◆ **TASK DESCRIPTION**
Copy every line from the data below in which the string "chart" can be found.

++++++

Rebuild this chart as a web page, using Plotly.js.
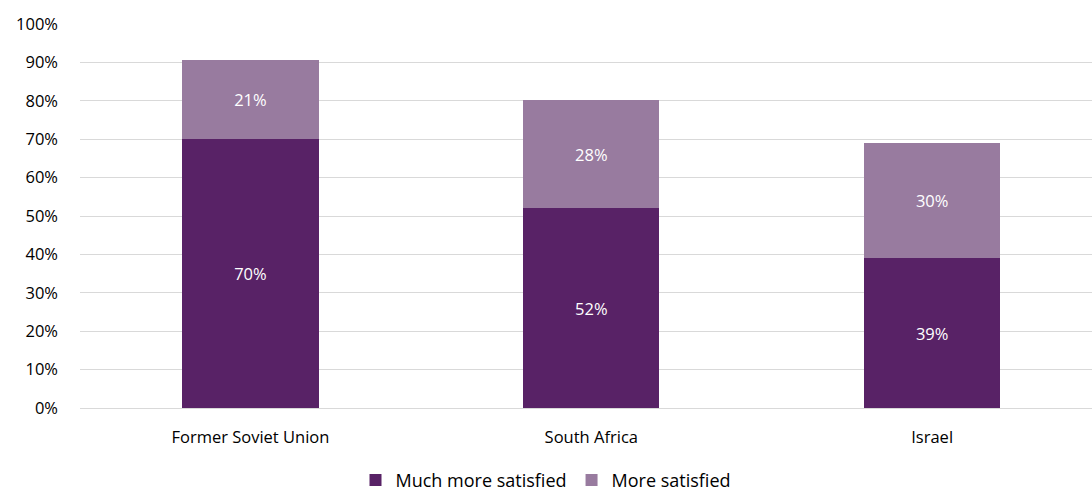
<!DOCTYPE html>
<html>
<head>
<meta charset="utf-8">
<script src="https://cdn.plot.ly/plotly-3.0.1.min.js"></script>
<style>html,body{margin:0;padding:0;background:#fff;overflow:hidden}</style>
</head>
<body>
<div id="chart" style="width:1092px;height:493px"></div>
<script>
var categories = ["Former Soviet Union", "South Africa", "Israel"];
var muchMoreSatisfied = [0.70, 0.52, 0.39];
var moreSatisfied = [0.206, 0.282, 0.30];
var yTickVals = [0, 0.1, 0.2, 0.3, 0.4, 0.5, 0.6, 0.7, 0.8, 0.9, 1.0];
var yTickText = ["0%", "10%", "20%", "30%", "40%", "50%", "60%", "70%", "80%", "90%", "100%"];

var FONT = "'Open Sans', Lato, sans-serif";
var FS = 16.5;

var traces = [
  {
    type: "bar", name: "Much more satisfied", x: categories, y: muchMoreSatisfied,
    marker: {color: "#582266"},
    texttemplate: "%{y:.0%}", textposition: "inside", insidetextanchor: "middle",
    textfont: {color: "#ffffff", size: FS, family: FONT},
    hoverinfo: "skip"
  },
  {
    type: "bar", name: "More satisfied", x: categories, y: moreSatisfied,
    marker: {color: "#987b9f"},
    texttemplate: "%{y:.0%}", textposition: "inside", insidetextanchor: "middle",
    textfont: {color: "#ffffff", size: FS, family: FONT},
    hoverinfo: "skip"
  }
];

var layout = {
  width: 1092, height: 493,
  margin: {l: 79.5, r: 0, t: 24, b: 85, autoexpand: false},
  paper_bgcolor: "#ffffff", plot_bgcolor: "#ffffff",
  barmode: "stack", bargap: 0.6,
  font: {family: FONT, size: FS, color: "#000000"},
  showlegend: true,
  legend: {orientation: "h", x: 0.5, xref: "container", xanchor: "center",
           y: -0.188, yref: "paper", yanchor: "middle",
           font: {size: 18, family: FONT}, traceorder: "normal",
           itemwidth: 30, tracegroupgap: 0},
  xaxis: {range: [-0.5, 2.469], showgrid: false, zeroline: false, showline: false,
          ticks: "", ticklabelstandoff: 17, tickfont: {size: FS, family: FONT}, fixedrange: true},
  yaxis: {range: [0, 1], tickvals: yTickVals, ticktext: yTickText,
          showgrid: true, gridcolor: "#d9d9d9", gridwidth: 1,
          zeroline: true, zerolinecolor: "#d9d9d9", zerolinewidth: 1,
          showline: false, ticks: "", ticklabelstandoff: 21,
          tickfont: {size: FS, family: FONT}, fixedrange: true}
};

Plotly.newPlot("chart", traces, layout, {displayModeBar: false, staticPlot: true});
</script>
</body>
</html>
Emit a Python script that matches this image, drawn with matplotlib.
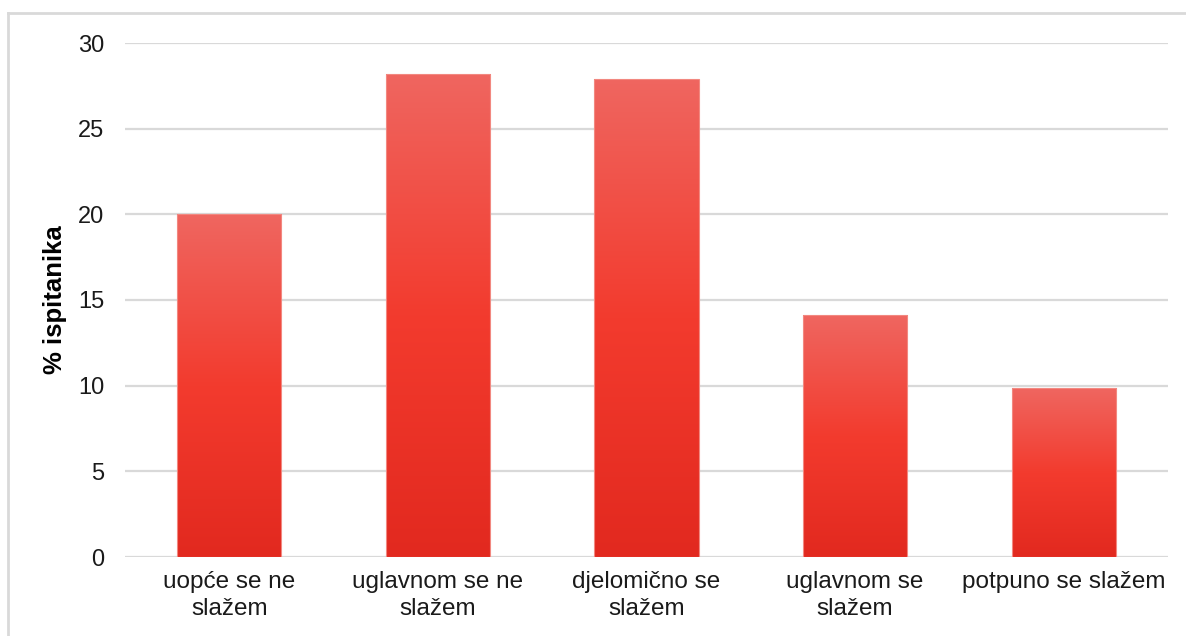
import numpy as np
import matplotlib.pyplot as plt
from matplotlib.colors import LinearSegmentedColormap

# podaci
kategorije = ['uopće se ne\nslažem', 'uglavnom se ne\nslažem', 'djelomično se\nslažem',
              'uglavnom se\nslažem', 'potpuno se slažem']
postotci = [20.0, 28.2, 27.9, 14.1, 9.85]

plt.rcParams['font.family'] = ['Liberation Sans', 'DejaVu Sans']

fig = plt.figure(figsize=(11.86, 6.36), dpi=100)
ax = fig.add_axes([125 / 1186, 1 - 557 / 636, (1168 - 125) / 1186, (557 - 43) / 636])

# okvir slike (samo lijevo i gore su vidljivi)
fig.add_artist(plt.Line2D([8 / 1186, 8 / 1186], [0, 1 - 13 / 636], transform=fig.transFigure,
                          color='#D9D9D9', lw=2))
fig.add_artist(plt.Line2D([8 / 1186, 1], [1 - 13 / 636, 1 - 13 / 636], transform=fig.transFigure,
                          color='#D9D9D9', lw=2))

# gradijent za stupce
cmap = LinearSegmentedColormap.from_list('grad', ['#E2291F', '#F33B2E', '#EF6660'])
grad = np.linspace(0, 1, 256).reshape(-1, 1)

x = np.arange(len(kategorije))
bars = ax.bar(x, postotci, width=0.5, color='none', edgecolor='#F28880', linewidth=0.8, zorder=3)
for b in bars:
    x0, y0, w, h = b.get_x(), b.get_y(), b.get_width(), b.get_height()
    im = ax.imshow(grad, extent=[x0, x0 + w, y0, y0 + h], origin='lower', cmap=cmap,
                   aspect='auto', zorder=2, interpolation='bilinear')
    im.set_clip_path(b)

ax.set_xlim(-0.5, len(kategorije) - 0.5)
ax.set_ylim(0, 30)
ax.set_yticks([0, 5, 10, 15, 20, 25, 30])
ax.set_xticks(x)
ax.set_xticklabels(kategorije, fontsize=17.5, color='#1a1a1a', linespacing=1.3)
ax.tick_params(axis='y', labelsize=17, colors='#1a1a1a', length=0, pad=15)
ax.tick_params(axis='x', length=0, pad=10)

ax.grid(axis='y', color='#D9D9D9', lw=1.6, zorder=0)
ax.set_axisbelow(True)
for s in ax.spines.values():
    s.set_visible(False)

ax.set_ylabel('% ispitanika', fontsize=18.5, fontweight='bold')
ax.yaxis.set_label_coords(-0.0556, 0.5)

fig.savefig('out.png', dpi=100)
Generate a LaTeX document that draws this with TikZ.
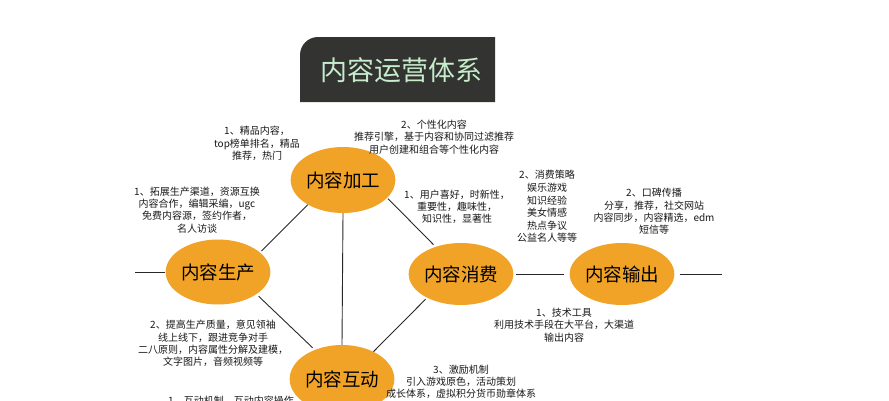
\documentclass[tikz,border=0pt]{standalone}
\usepackage{fontspec}
\newfontfamily\cjk{Noto Sans CJK SC}
\usetikzlibrary{shapes.geometric}
\definecolor{orangefill}{RGB}{241,163,40}
\definecolor{titlebg}{RGB}{51,51,49}
\definecolor{titletxt}{RGB}{198,236,204}
\definecolor{txt}{RGB}{25,25,25}
\definecolor{linec}{RGB}{40,40,40}
\tikzset{
  ball/.style={ellipse, fill=orangefill, minimum width=89pt, minimum height=66pt, inner sep=0pt,
    font=\cjk\fontsize{18.5}{20}\selectfont, text=black},
  note/.style={align=center, inner sep=0pt, text=txt, font=\cjk\fontsize{10}{12.3}\selectfont},
  conn/.style={draw=linec, line width=0.9pt},
}
\begin{document}
\begin{tikzpicture}[x=1pt,y=-1pt]
\useasboundingbox (0,0) rectangle (889,400);
\clip (0,0) rectangle (889,400);
\fill[white] (0,0) rectangle (889,400);
% title
\fill[titlebg] (495,102) -- (300,102) [rounded corners=18pt] -- (300,37) [sharp corners] -- (495,37) -- cycle;
\node[inner sep=0pt, text=titletxt, font=\cjk\fontsize{27}{30}\selectfont] (title) at (401,70) {内容运营体系};
% ellipses
\node[ball] (jg) at (343,180) {内容加工};
\node[ball, minimum height=65pt] (sc) at (218,272) {内容生产};
\node[ball, minimum width=90pt, minimum height=68pt] (hd) at (342,379) {内容互动};
\node[ball, minimum width=93pt, minimum height=62pt] (xf) at (461,274) {内容消费};
\node[ball, minimum height=62pt] (sch) at (622,274) {内容输出};
\coordinate (L) at (130,272);
\coordinate (R) at (722,274);
% connectors
\draw[conn, shorten <=5pt] (L) -- (sc.west);
\draw[conn, shorten >=2pt] (jg.215) -- (sc.25);
\draw[conn, shorten <=3pt, shorten >=3pt] (sc.-30) -- (hd.133);
\draw[conn] (jg.south) -- (hd.north);
\draw[conn, shorten <=1pt, shorten >=3pt] (jg.-22) -- (xf.133);
\draw[conn, shorten <=2pt] (xf.215) -- (hd.41);
\draw[conn, shorten <=2pt, shorten >=5pt] (xf.east) -- (sch.west);
\draw[conn, shorten <=5pt] (sch.east) -- (R);
% notes
\node[note] (t1) at (257,143.5) {1、精品内容，\\top榜单排名，精品\\推荐，热门};
\node[note] (t2) at (197,210) {1、拓展生产渠道，资源互换\\内容合作，编辑采编，ugc\\免费内容源，签约作者，\\名人访谈};
\node[note] (t3) at (434,137) {2、个性化内容\\推荐引擎，基于内容和协同过滤推荐\\用户创建和组合等个性化内容};
\node[note] (t4) at (457,207) {1、用户喜好，时新性，\\重要性，趣味性，\\知识性，显著性};
\node[note, font=\cjk\fontsize{10}{12.6}\selectfont] (t5) at (547,206.5) {2、消费策略\\娱乐游戏\\知识经验\\美女情感\\热点争议\\公益名人等等};
\node[note] (t6) at (654,211.5) {2、口碑传播\\分享，推荐，社交网站\\内容同步，内容精选，edm\\短信等};
\node[note] (t7) at (213,343.5) {2、提高生产质量，意见领袖\\线上线下，跟进竞争对手\\二八原则，内容属性分解及建模，\\文字图片，音频视频等};
\node[note] (t8) at (564,325) {1、技术工具\\利用技术手段在大平台，大渠道\\输出内容};
\node[note] (t9) at (461,382) {3、激励机制\\引入游戏原色，活动策划\\成长体系，虚拟积分货币勋章体系};
\node[note] (t10) at (231,401) {1、互动机制，互动内容操作};
\end{tikzpicture}
\end{document}
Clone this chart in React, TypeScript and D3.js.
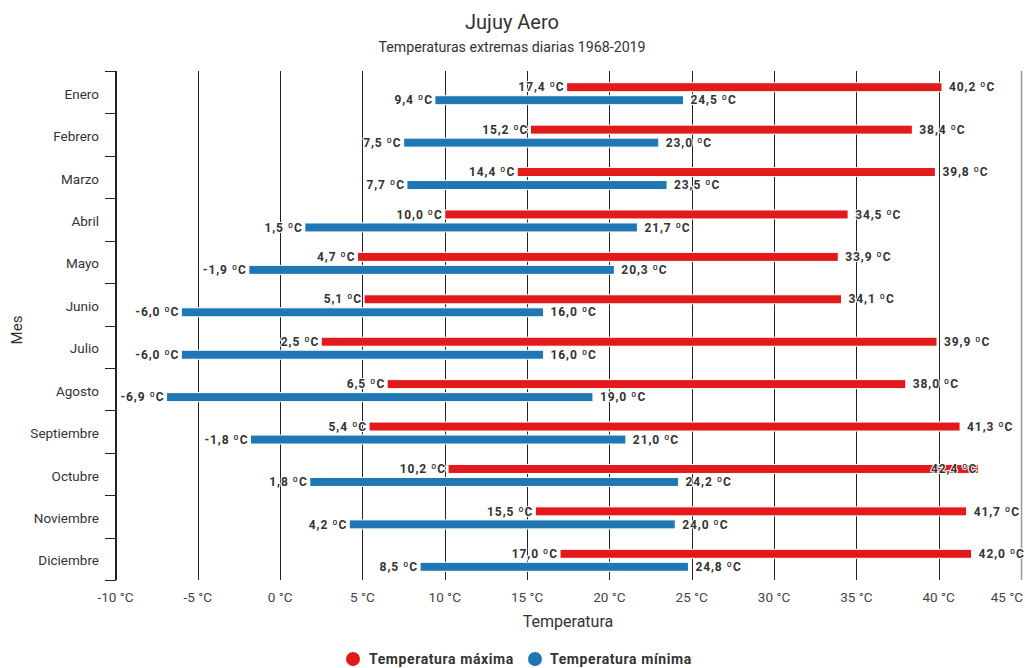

++++++

◆ **RESULT OF THIS EXERCISE**
Rebuild this chart as a web page, using Plotly.js.
<div id="chart" style="width:1092px;height:493px"></div>
Plotly.newPlot("chart", traces, layout, {displayModeBar: false, staticPlot: true});
Clone this chart in React, TypeScript and D3.js.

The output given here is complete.